Part Deux—NFC World Congress Day 2—Exhibition Recap & Highlights
Bonjour once again from the NFC World Congress in Nice, France. While yesterday’s introductory session focused exclusively on keynote addresses and panel discussions, today the exhibition floor is full of activity with NFC vendors from across the globe showing off their latest and greatest. Here are a few highlights from our meetings:
- Nokia demonstrated its new Lumia 820 and Lumia 920 smartphones. Both devices run Microsoft’s Windows Phone OS, which, as we mentioned yesterday, looks well-designed and very user-friendly. Both Lumia models feature NFC (of course) which can be used to pair with a range of NFC-enabled Bluetooth accessories, including wireless headphones, a hands-free headset and an mp3 stereo speaker. The two phones are very similar, but the 920 has several added features including wireless charging and a larger 4.5 inch screen. While it is no secret that Nokia has been challenged as of late in the smartphone market, we think these two new offerings have potential to reverse the company’s fortunes. Ultimately, it will be up to the consumers, however—only time will tell if they will give a non Android/iOS device a chance.

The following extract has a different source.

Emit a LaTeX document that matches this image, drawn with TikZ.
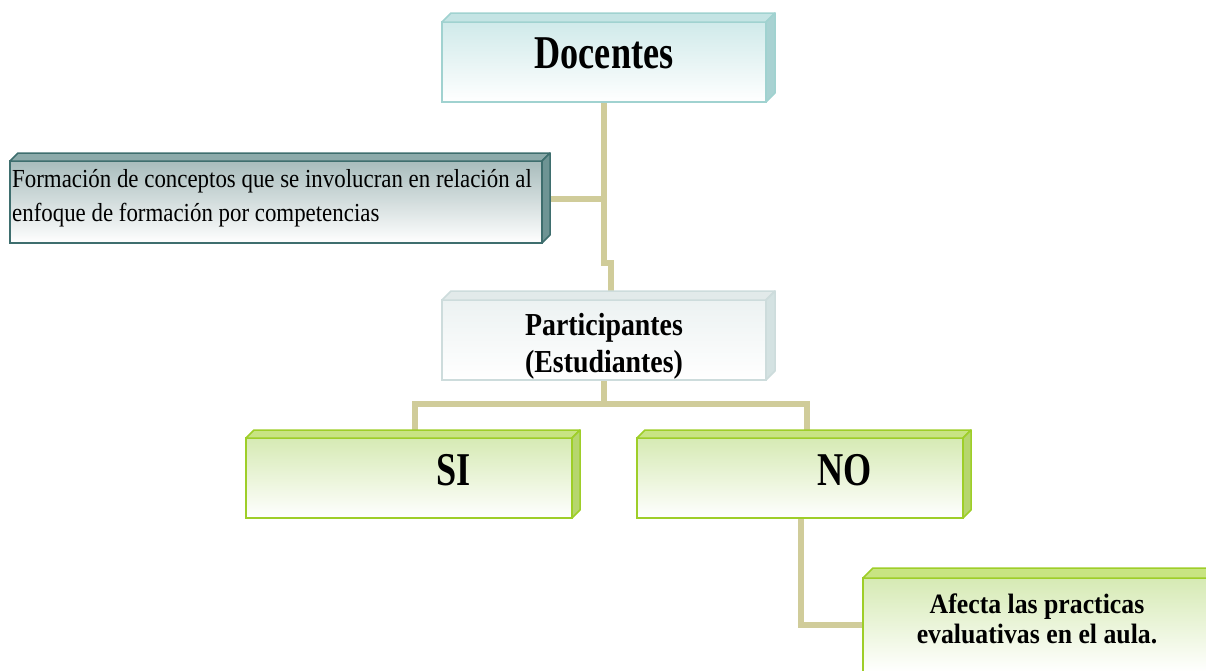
\documentclass[tikz,border=0pt]{standalone}
\usepackage{fontspec}
\setmainfont{Liberation Serif}
\newfontfamily\fontW[FakeStretch=0.77]{Liberation Serif}
\newfontfamily\fontP[FakeStretch=0.87]{Liberation Serif}
\newfontfamily\fontF[FakeStretch=0.88]{Liberation Serif}
\newfontfamily\fontA[FakeStretch=0.92]{Liberation Serif}
\usetikzlibrary{calc}

\definecolor{conncol}{RGB}{208,204,154}
\definecolor{docB}{RGB}{160,210,208}
\definecolor{docT}{RGB}{208,234,234}
\definecolor{docTop}{RGB}{196,228,228}
\definecolor{docSide}{RGB}{168,210,210}
\definecolor{formB}{RGB}{62,110,110}
\definecolor{formT}{RGB}{168,188,188}
\definecolor{formTop}{RGB}{140,170,170}
\definecolor{formSide}{RGB}{110,148,148}
\definecolor{partB}{RGB}{205,220,220}
\definecolor{partT}{RGB}{236,242,242}
\definecolor{partTop}{RGB}{226,234,234}
\definecolor{partSide}{RGB}{212,226,226}
\definecolor{grnB}{RGB}{158,206,40}
\definecolor{grnT}{RGB}{214,234,180}
\definecolor{grnTop}{RGB}{200,228,130}
\definecolor{grnSide}{RGB}{182,214,110}

\pgfdeclarelayer{bg}
\pgfsetlayers{bg,main}

% top and right faces of a bevelled box: node, depth, top fill, side fill, border
\newcommand{\bevelbox}[5]{%
  \filldraw[fill=#3, draw=#5, line width=1.5pt, line join=round]
    (#1.north west) -- ++(#2,-#2) -- ($(#1.north east)+(#2,-#2)$) -- (#1.north east) -- cycle;
  \filldraw[fill=#4, draw=#5, line width=1.5pt, line join=round]
    (#1.north east) -- ++(#2,-#2) -- ($(#1.south east)+(#2,-#2)$) -- (#1.south east) -- cycle;
}

\tikzset{
  conn/.style={draw=conncol, line width=6pt},
  face/.style={inner sep=0pt, outer sep=0pt, line width=2pt, anchor=north west},
  lbl/.style={inner sep=0pt, anchor=base},
}

\begin{document}
\begin{tikzpicture}[x=1pt, y=-1pt]
\useasboundingbox (0,0) rectangle (1206,670);
\clip (0,0) rectangle (1206,670);

% boxes
\node[face, draw=docB, top color=docT, bottom color=white,
      minimum width=324pt, minimum height=80pt] (doc) at (442,22) {};
\bevelbox{doc}{9}{docTop}{docSide}{docB}

\node[face, draw=formB, top color=formT, bottom color=white,
      minimum width=532pt, minimum height=82pt] (form) at (10,161) {};
\bevelbox{form}{8}{formTop}{formSide}{formB}

\node[face, draw=partB, top color=partT, bottom color=white,
      minimum width=324pt, minimum height=80pt] (part) at (442,300) {};
\bevelbox{part}{9}{partTop}{partSide}{partB}

\node[face, draw=grnB, top color=grnT, bottom color=white,
      minimum width=326pt, minimum height=80pt] (si) at (246,438) {};
\bevelbox{si}{8}{grnTop}{grnSide}{grnB}

\node[face, draw=grnB, top color=grnT, bottom color=white,
      minimum width=326pt, minimum height=80pt] (no) at (637,438) {};
\bevelbox{no}{8}{grnTop}{grnSide}{grnB}

\node[face, draw=grnB, top color=grnT, bottom color=white,
      minimum width=348pt, minimum height=94pt] (af) at (863,578) {};
\bevelbox{af}{10}{grnTop}{grnSide}{grnB}

% labels (multi-line labels sit on the baseline of their last line)
\node[lbl, font={\fontW\fontsize{47}{50}\selectfont\bfseries}] (doc-t) at (604,68) {Docentes};
\node[lbl, anchor=base west, align=left, font={\fontF\fontsize{26}{34}\selectfont}] (form-t) at (12,221)
  {Formación de conceptos que se involucran en relación al\\enfoque de formación por competencias};
\node[lbl, align=center, font={\fontP\fontsize{32}{37}\selectfont\bfseries}] (part-t) at (604,372)
  {Participantes\\(Estudiantes)};
\node[lbl, font={\fontW\fontsize{47}{50}\selectfont\bfseries}] (si-t) at (453.5,485) {SI};
\node[lbl, font={\fontW\fontsize{47}{50}\selectfont\bfseries}] (no-t) at (845,485) {NO};
\node[lbl, align=center, font={\fontA\fontsize{28}{30}\selectfont\bfseries}] (af-t) at (1037,643)
  {Afecta las practicas\\evaluativas en el aula.};

% connectors
\begin{pgfonlayer}{bg}
\coordinate (fb) at ($(form.east)+(8,-3)$);
\coordinate (pj) at ($(part.south)+(0,24)$);
\coordinate (sit) at ($(si.north west)+(169,-8)$);
\coordinate (not) at ($(no.north west)+(170,-8)$);
\coordinate (nb) at ($(no.south west)+(164,0)$);
\draw[conn] (doc.south) -- ++(0,161) -| ($(part.north)+(7,-9)$);
\draw[conn] (fb) -- (fb -| doc.south);
\draw[conn] (part.south) -- (pj);
\draw[conn] (sit) |- (pj) -| (not);
\draw[conn] (nb) |- (af.west);
\end{pgfonlayer}
\end{tikzpicture}
\end{document}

- Gemalto, one of the leading TSM providers for B2C companies deploying m.wallets and other secure NFC solutions, is working to educate enterprises (particularly banks, retailers and other merchants) about NFC’s capabilities, benefits and ROI potential. While Gemalto’s business is rooted in TSM for secure payment applications, the company has also broadened its application perspective to include ticketing, loyalty and couponing as well. The company claims it has a number of large-scale NFC projects currently in the works that are expected to go live during the next year, so we look forward to learning more about these deployments as details emerge.

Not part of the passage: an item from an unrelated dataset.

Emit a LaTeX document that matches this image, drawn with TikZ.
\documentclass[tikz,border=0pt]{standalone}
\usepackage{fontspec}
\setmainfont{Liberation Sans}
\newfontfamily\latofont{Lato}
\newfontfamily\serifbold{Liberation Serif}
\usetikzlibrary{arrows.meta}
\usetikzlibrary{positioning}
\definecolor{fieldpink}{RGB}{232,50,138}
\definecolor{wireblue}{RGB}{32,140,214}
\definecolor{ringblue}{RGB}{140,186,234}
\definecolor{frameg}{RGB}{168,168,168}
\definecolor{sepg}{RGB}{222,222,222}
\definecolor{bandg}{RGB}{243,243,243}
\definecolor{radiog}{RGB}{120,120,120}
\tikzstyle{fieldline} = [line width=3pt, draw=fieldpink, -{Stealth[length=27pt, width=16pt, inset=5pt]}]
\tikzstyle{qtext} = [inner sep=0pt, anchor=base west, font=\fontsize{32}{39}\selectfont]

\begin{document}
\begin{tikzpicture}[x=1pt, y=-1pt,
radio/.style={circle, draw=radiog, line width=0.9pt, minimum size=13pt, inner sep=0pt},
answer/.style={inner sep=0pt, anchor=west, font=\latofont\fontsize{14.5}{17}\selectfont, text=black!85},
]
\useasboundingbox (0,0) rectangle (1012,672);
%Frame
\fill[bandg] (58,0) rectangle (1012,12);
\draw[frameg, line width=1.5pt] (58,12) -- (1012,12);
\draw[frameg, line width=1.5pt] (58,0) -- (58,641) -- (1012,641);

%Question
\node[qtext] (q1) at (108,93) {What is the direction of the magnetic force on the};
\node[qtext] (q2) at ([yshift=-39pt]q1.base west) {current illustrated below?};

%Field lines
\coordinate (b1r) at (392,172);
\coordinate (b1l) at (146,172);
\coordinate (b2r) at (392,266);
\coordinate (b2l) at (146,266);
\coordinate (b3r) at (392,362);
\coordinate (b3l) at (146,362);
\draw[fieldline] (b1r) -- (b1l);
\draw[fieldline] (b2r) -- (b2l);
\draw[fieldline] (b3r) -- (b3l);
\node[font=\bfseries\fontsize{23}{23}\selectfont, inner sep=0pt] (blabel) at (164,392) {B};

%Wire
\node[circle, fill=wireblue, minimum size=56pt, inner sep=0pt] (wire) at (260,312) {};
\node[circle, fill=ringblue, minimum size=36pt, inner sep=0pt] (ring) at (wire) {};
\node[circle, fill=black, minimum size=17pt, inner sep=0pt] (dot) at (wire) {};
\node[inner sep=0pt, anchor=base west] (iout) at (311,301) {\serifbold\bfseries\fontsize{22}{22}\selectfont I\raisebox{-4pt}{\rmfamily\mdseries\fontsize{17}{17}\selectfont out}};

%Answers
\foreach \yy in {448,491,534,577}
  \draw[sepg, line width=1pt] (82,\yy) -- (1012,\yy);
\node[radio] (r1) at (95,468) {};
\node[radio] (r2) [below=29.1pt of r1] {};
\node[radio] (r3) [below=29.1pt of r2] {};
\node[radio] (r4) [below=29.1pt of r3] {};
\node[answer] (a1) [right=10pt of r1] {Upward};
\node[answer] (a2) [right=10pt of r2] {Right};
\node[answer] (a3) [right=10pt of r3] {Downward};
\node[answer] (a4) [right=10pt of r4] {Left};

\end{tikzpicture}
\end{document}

- Device Fidelity, a US-based supplier of add-on NFC solutions for iOS and older Android devices, might actually be happy that the iPhone 5 is not NFC-enabled. The company, which integrates NFC into phones lacking embedded chips via slide-on protective cases or Micro SD cards, announced that it has an NFC case in development for the new iPhone, which (as we all know) represents the last major smartphone model still without embedded NFC. Device Fidelity has also diversified its offerings to include a Micro SD card-based Secure Element (SE)—a form factor that is especially appealing to banks and other financial institutions that want to make NFC available to their customers, but are unwilling to “rent” space on the SIM card SE from MNOs.